[START Information provided]
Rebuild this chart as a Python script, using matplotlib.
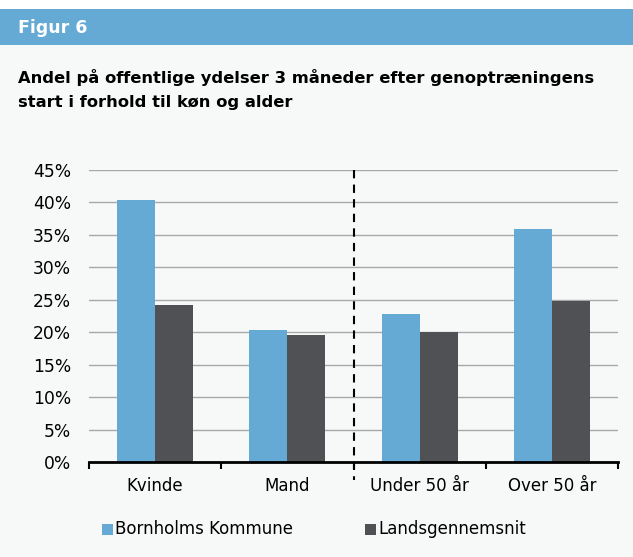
import numpy as np
import matplotlib.pyplot as plt
from matplotlib.patches import Rectangle

plt.rcParams['font.family'] = ['DejaVu Sans']

# Data
categories = ["Kvinde", "Mand", "Under 50 år", "Over 50 år"]
series = ["Bornholms Kommune", "Landsgennemsnit"]
bornholm = [40.3, 20.3, 22.8, 35.9]
landsgns = [24.2, 19.6, 20.0, 24.8]
yticks = [0, 5, 10, 15, 20, 25, 30, 35, 40, 45]

BLUE = "#64aad5"
GRAY = "#505155"
BG = "#f7f9f9"

W, H = 633, 557
fig = plt.figure(figsize=(W / 100, H / 100), dpi=100)
fig.patch.set_facecolor(BG)

# header band
fig.patches.append(Rectangle((0, 1 - 9 / H), 1, 9 / H, transform=fig.transFigure,
                             facecolor="white", edgecolor="none", zorder=0))
fig.patches.append(Rectangle((0, 1 - 45 / H), 1, 36 / H, transform=fig.transFigure,
                             facecolor=BLUE, edgecolor="none", zorder=0))
fig.text(18 / W, 1 - 28 / H, "Figur 6", color="white", fontsize=12.5,
         fontweight="bold", va="center", ha="left")
fig.text(18 / W, 1 - 77 / H, "Andel på offentlige ydelser 3 måneder efter genoptræningens",
         fontsize=11.8, fontweight="bold", va="center", ha="left")
fig.text(18 / W, 1 - 102 / H, "start i forhold til køn og alder",
         fontsize=11.8, fontweight="bold", va="center", ha="left")

# axes: x 89..618, y 170..462
ax = fig.add_axes([89 / W, 1 - 462 / H, (618 - 89) / W, (462 - 170) / H])
ax.set_facecolor(BG)

x = np.arange(len(categories))
bw = 0.287
ax.bar(x - bw / 2, bornholm, bw, color=BLUE, zorder=3)
ax.bar(x + bw / 2, landsgns, bw, color=GRAY, zorder=3)

ax.set_xlim(-0.5, len(categories) - 0.5)
ax.set_ylim(0, 45)
ax.set_yticks(yticks)
ax.set_yticklabels([f"{v}%" for v in yticks], fontsize=12.3)
ax.yaxis.grid(True, color="#a8a8a8", linewidth=1, zorder=0)
ax.tick_params(axis="y", length=0, pad=13)

ax.set_xticks(x)
ax.set_xticklabels(categories, fontsize=12)
ax.tick_params(axis="x", length=0, pad=11)
ax.set_xticks(np.arange(-0.5, len(categories)), minor=True)
ax.tick_params(axis="x", which="minor", length=5, width=1.5, direction="out", color="black")

for s in ["top", "right", "left"]:
    ax.spines[s].set_visible(False)
ax.spines["bottom"].set_linewidth(2)
ax.spines["bottom"].set_zorder(4)

# dashed separator between sex and age groups
ax.plot([1.5, 1.5], [45, -2.8], color="black", linestyle=(0, (4, 3)),
        linewidth=1.5, clip_on=False, zorder=5)

# legend
for name, col, x0 in zip(series, [BLUE, GRAY], [102, 365]):
    fig.patches.append(Rectangle((x0 / W, 1 - 535 / H), 11 / W, 11 / H,
                                 transform=fig.transFigure, facecolor=col,
                                 edgecolor="none"))
    fig.text((x0 + 13) / W, 1 - 529 / H, name, fontsize=12, va="center", ha="left")

fig.savefig("out.png", dpi=100, facecolor=fig.get_facecolor())
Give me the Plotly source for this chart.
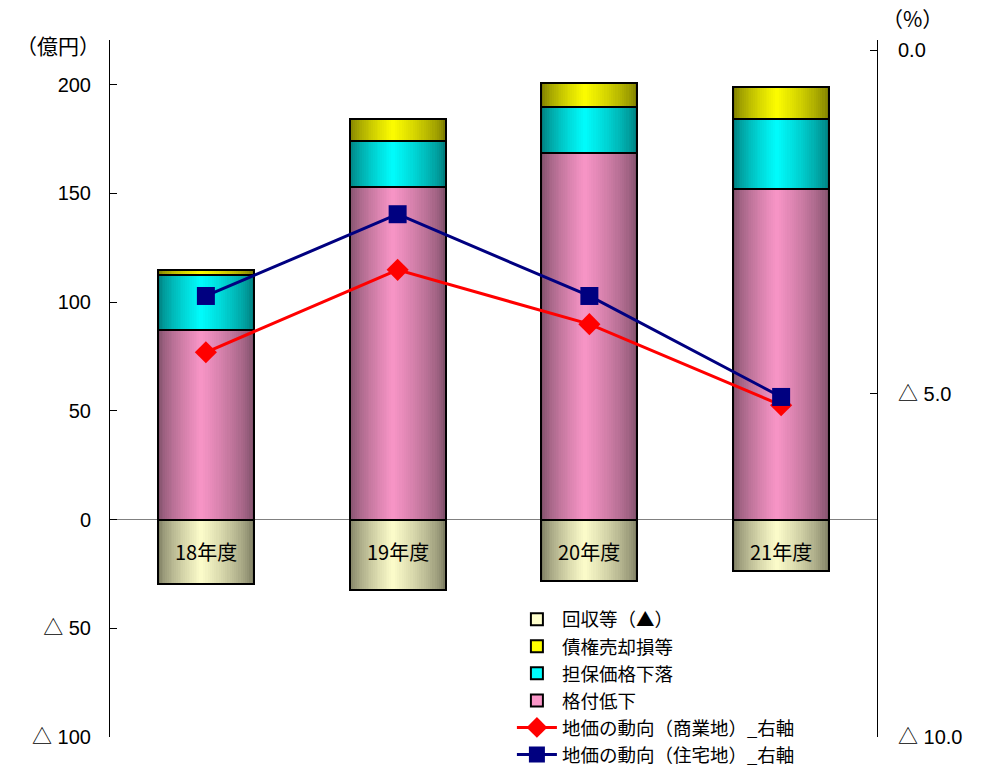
[END Information provided]
* [Instruction]
Print each entry shown above with exact wording and no pictures.

* [Output for this task]
Rebuild this chart as a Python script, using matplotlib.
import numpy as np
import matplotlib.pyplot as plt
from matplotlib.patches import Rectangle

plt.rcParams['font.family'] = ['DejaVu Sans']

# Data
categories = ["Kvinde", "Mand", "Under 50 år", "Over 50 år"]
series = ["Bornholms Kommune", "Landsgennemsnit"]
bornholm = [40.3, 20.3, 22.8, 35.9]
landsgns = [24.2, 19.6, 20.0, 24.8]
yticks = [0, 5, 10, 15, 20, 25, 30, 35, 40, 45]

BLUE = "#64aad5"
GRAY = "#505155"
BG = "#f7f9f9"

W, H = 633, 557
fig = plt.figure(figsize=(W / 100, H / 100), dpi=100)
fig.patch.set_facecolor(BG)

# header band
fig.patches.append(Rectangle((0, 1 - 9 / H), 1, 9 / H, transform=fig.transFigure,
                             facecolor="white", edgecolor="none", zorder=0))
fig.patches.append(Rectangle((0, 1 - 45 / H), 1, 36 / H, transform=fig.transFigure,
                             facecolor=BLUE, edgecolor="none", zorder=0))
fig.text(18 / W, 1 - 28 / H, "Figur 6", color="white", fontsize=12.5,
         fontweight="bold", va="center", ha="left")
fig.text(18 / W, 1 - 77 / H, "Andel på offentlige ydelser 3 måneder efter genoptræningens",
         fontsize=11.8, fontweight="bold", va="center", ha="left")
fig.text(18 / W, 1 - 102 / H, "start i forhold til køn og alder",
         fontsize=11.8, fontweight="bold", va="center", ha="left")

# axes: x 89..618, y 170..462
ax = fig.add_axes([89 / W, 1 - 462 / H, (618 - 89) / W, (462 - 170) / H])
ax.set_facecolor(BG)

x = np.arange(len(categories))
bw = 0.287
ax.bar(x - bw / 2, bornholm, bw, color=BLUE, zorder=3)
ax.bar(x + bw / 2, landsgns, bw, color=GRAY, zorder=3)

ax.set_xlim(-0.5, len(categories) - 0.5)
ax.set_ylim(0, 45)
ax.set_yticks(yticks)
ax.set_yticklabels([f"{v}%" for v in yticks], fontsize=12.3)
ax.yaxis.grid(True, color="#a8a8a8", linewidth=1, zorder=0)
ax.tick_params(axis="y", length=0, pad=13)

ax.set_xticks(x)
ax.set_xticklabels(categories, fontsize=12)
ax.tick_params(axis="x", length=0, pad=11)
ax.set_xticks(np.arange(-0.5, len(categories)), minor=True)
ax.tick_params(axis="x", which="minor", length=5, width=1.5, direction="out", color="black")

for s in ["top", "right", "left"]:
    ax.spines[s].set_visible(False)
ax.spines["bottom"].set_linewidth(2)
ax.spines["bottom"].set_zorder(4)

# dashed separator between sex and age groups
ax.plot([1.5, 1.5], [45, -2.8], color="black", linestyle=(0, (4, 3)),
        linewidth=1.5, clip_on=False, zorder=5)

# legend
for name, col, x0 in zip(series, [BLUE, GRAY], [102, 365]):
    fig.patches.append(Rectangle((x0 / W, 1 - 535 / H), 11 / W, 11 / H,
                                 transform=fig.transFigure, facecolor=col,
                                 edgecolor="none"))
    fig.text((x0 + 13) / W, 1 - 529 / H, name, fontsize=12, va="center", ha="left")

fig.savefig("out.png", dpi=100, facecolor=fig.get_facecolor())
Give me the Plotly source for this chart.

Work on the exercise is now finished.